中法大學的成立小史及校舍情況大體是這樣的,民國六年,留法勤工儉學,在西山碧雲寺成立法文預備學校,設文、理兩科,後改稱中法大學,民國十年,法國成立裏昂學院,北京中法大學學生出國有了固定據點。民國十三年,阜成門外設孔德學院,即社會科學院。民國十四年,移文科於東皇城根,改稱服爾德學院,理科稱居裏學院,生物研究所改稱陸謨克學院,民國十八年,藥學專科成立。民國十九年,在南京教育部備案、立案。民國二十年,成立鐳學研究所,成立醫學院。同時改服爾德學院為文學院,改居裏學院為理學院,陸謨克學院為醫學院。孔德學院為社會科學院。
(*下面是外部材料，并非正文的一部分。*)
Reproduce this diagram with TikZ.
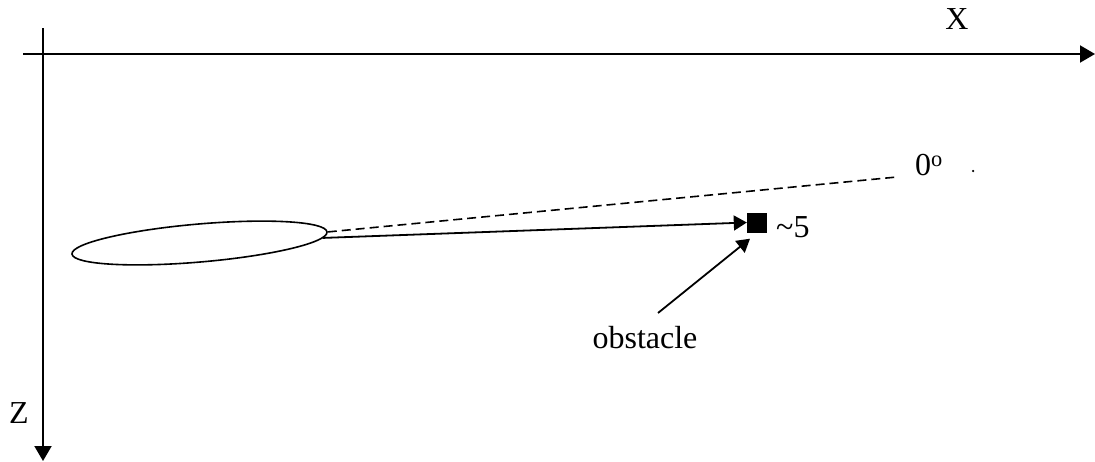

二十三年社科並入文學院。
劉半農氏在中法大學擔任過中國文學係主任,與他同時留法同學汪申伯擔任法國文學係主任,後來汪又出任北平市工務局長,政績很好,這是東北係周大文當市長時的事,不久周大文下台,一朝天子一朝臣,汪申伯的局長也不穩了。清代百姓挽留好的地方官,常在其離任時,把他的靴子脫下來,意思是不許他走。劉氏便也為汪寫了《為汪局長脫靴》一文,文章內容與中法大學有些關係,擇錄幾段於後:
我們倆雖然同是法國留學生,在法國時,隻是見過麵而已……後來回了國,雖然同在中法大學做過幾年事,隻是開教務會議的時候見見麵,平時很少往來。在開教務會議時,我們倆往往拍桌子吵架,因為他是法國文學係主任,我是中國文學係主任,亦許有一個學生,法文好而中文不好,他說可以升級,而我說不能,或另有一個學生,情形與此適相反背,均足以叫我們倆抬起杠來。但結果總是雍容大雅的李聖章先生(李書華字聖章)提出個辦法來。再加之以春風滿麵的範濂清先生說幾句好話,我們倆彼此掏出支煙卷敬一敬,也許不再麵紅耳熱而從長計議了。
從這段文字中,可以看出一些中法大學教學比較認真的情況,以及幾位主要教授和負責人的關係。再看另一段:
有一時我對申伯很不敬,因為他在服爾德學院的院子裏造了一座燈台,是個瘦而小的白石亭子。我說:“糟糕!這是什麼東西?是紙紮鋪裏做的望鄉台!”這話我當時沒有好意思同他當麵說,後來老老實實的說了,他並沒有提出抗議。